I’m not asking for a redo, even as my near past was so bright and hopeful and wanted. No, I’m asking for us to get a fair shot at fixing and mending all this before everyone’s lives are completely destroyed. Our personal lives, our work lives, our our personal freedoms, our neighbors freedoms and rights. I ask myself every day if I have any fight left in me. I’ve been fighting for myself for a good 30 years now- fighting abuse, depression, sexism, unavoidable sickness and death, heartbreak, professional woes, and on. I am no one special; you’re probably seeing some of your own demons here.

So how does one keep pushing on in a time when leaning on others isn’t as easy as it once was? Every person is dealing with one or multiple crisis that are exponentially larger than three months ago. I’m experiencing a level of gratitude I’ve never had for seemingly little things- my best friend in Chicago doing a (failed) juice cleanse with me while she begins her last internship post-law school, another friend reaching out no matter how late or busy (or not) their lives are, the friends that still invite you over for dinner (safely and distantly!) For not letting that voice that keeps saying “You’ve still failed to amount to anything” win another morning.

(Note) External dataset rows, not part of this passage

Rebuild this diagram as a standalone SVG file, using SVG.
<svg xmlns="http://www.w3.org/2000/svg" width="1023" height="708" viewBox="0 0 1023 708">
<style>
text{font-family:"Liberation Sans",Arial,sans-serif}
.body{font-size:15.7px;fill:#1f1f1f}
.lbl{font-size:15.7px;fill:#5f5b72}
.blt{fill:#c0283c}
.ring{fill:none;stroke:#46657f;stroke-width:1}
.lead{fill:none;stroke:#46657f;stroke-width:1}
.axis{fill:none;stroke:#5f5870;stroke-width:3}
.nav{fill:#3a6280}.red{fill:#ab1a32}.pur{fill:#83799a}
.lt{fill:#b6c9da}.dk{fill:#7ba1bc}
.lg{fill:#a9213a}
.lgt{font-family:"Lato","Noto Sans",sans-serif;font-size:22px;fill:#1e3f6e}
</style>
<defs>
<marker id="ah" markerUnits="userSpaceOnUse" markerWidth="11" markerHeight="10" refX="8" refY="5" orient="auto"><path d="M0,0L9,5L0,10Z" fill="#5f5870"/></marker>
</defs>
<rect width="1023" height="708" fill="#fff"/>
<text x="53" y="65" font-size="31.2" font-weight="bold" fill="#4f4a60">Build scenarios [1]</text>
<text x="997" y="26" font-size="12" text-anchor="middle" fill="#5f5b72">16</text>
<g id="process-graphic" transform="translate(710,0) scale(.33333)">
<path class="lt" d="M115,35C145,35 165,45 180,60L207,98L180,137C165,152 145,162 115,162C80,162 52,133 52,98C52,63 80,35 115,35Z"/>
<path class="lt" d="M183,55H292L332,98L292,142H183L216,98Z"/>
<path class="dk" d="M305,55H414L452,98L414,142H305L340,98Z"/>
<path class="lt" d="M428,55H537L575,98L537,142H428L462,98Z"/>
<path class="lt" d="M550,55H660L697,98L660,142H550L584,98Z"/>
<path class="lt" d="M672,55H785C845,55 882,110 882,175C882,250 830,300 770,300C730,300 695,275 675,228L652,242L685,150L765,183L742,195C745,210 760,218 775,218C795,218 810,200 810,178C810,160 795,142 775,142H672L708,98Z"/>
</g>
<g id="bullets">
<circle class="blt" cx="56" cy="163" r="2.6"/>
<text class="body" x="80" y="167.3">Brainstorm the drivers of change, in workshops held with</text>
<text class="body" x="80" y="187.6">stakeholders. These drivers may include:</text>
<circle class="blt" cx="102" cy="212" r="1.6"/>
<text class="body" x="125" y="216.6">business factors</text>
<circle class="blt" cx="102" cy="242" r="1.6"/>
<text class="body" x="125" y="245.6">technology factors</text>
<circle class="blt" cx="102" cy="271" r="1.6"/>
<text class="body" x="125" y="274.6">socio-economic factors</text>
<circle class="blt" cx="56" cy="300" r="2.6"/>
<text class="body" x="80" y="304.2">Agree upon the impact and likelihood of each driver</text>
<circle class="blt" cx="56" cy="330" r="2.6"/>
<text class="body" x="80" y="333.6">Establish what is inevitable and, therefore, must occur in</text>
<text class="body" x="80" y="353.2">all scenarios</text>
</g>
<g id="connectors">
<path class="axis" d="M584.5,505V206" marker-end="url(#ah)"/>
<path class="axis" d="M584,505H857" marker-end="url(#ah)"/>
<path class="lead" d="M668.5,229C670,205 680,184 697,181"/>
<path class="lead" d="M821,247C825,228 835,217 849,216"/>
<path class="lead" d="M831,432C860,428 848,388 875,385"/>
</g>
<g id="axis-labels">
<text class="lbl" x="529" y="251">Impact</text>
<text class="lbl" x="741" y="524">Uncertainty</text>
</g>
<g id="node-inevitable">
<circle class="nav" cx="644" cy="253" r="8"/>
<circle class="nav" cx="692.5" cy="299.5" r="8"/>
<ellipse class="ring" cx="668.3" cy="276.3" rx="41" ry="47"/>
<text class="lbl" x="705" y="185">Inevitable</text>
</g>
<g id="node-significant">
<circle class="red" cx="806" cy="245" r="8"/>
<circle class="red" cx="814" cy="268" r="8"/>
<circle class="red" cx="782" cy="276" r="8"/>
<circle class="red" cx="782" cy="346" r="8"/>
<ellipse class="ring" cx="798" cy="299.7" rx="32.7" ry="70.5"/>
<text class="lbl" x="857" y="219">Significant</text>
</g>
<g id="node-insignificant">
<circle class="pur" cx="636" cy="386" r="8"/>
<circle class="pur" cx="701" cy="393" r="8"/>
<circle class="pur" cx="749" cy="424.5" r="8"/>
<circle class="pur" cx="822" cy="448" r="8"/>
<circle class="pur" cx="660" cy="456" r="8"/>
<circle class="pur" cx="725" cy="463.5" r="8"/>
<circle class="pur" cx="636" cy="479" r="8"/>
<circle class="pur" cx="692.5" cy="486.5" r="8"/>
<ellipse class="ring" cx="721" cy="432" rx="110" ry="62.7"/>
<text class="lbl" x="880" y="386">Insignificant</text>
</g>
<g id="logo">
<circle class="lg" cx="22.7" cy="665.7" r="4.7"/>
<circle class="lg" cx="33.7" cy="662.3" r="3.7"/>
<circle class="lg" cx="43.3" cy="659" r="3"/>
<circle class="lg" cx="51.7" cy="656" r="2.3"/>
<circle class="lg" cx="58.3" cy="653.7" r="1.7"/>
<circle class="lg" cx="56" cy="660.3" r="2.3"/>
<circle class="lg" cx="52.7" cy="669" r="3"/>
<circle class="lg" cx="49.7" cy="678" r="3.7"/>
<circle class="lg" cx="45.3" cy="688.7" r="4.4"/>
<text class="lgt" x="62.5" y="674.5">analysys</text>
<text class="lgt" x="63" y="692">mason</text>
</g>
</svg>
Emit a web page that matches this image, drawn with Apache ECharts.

That last one is the hardest. It’s heavy to keep a brave face and positive attitude when I have survived five of the roughest years of my adult life. Forgiving myself for making horrendous personal mistakes, for not pushing harder after seven years of nonstop job searching and coming up empty handed. There’s more, but the gist is, forgiveness. No one forgives themselves enough when life falls apart, when you feel unimportant or forgotten about or unloved. If you can’t forgive yourself, you’ll never move forward.

Pieces, small and large, of life have been chipped away and fallen apart. There’s new and old struggles to contend with, but likely not a lot of old ways to fix them. Find your new way. You are not defective, you just need to do more, try harder, ignore that terrible voice that wakes you up and goes “WHAT THE FUCK HAPPENED?”

I might not find my way forward down by the river, but I will give it a fighting chance.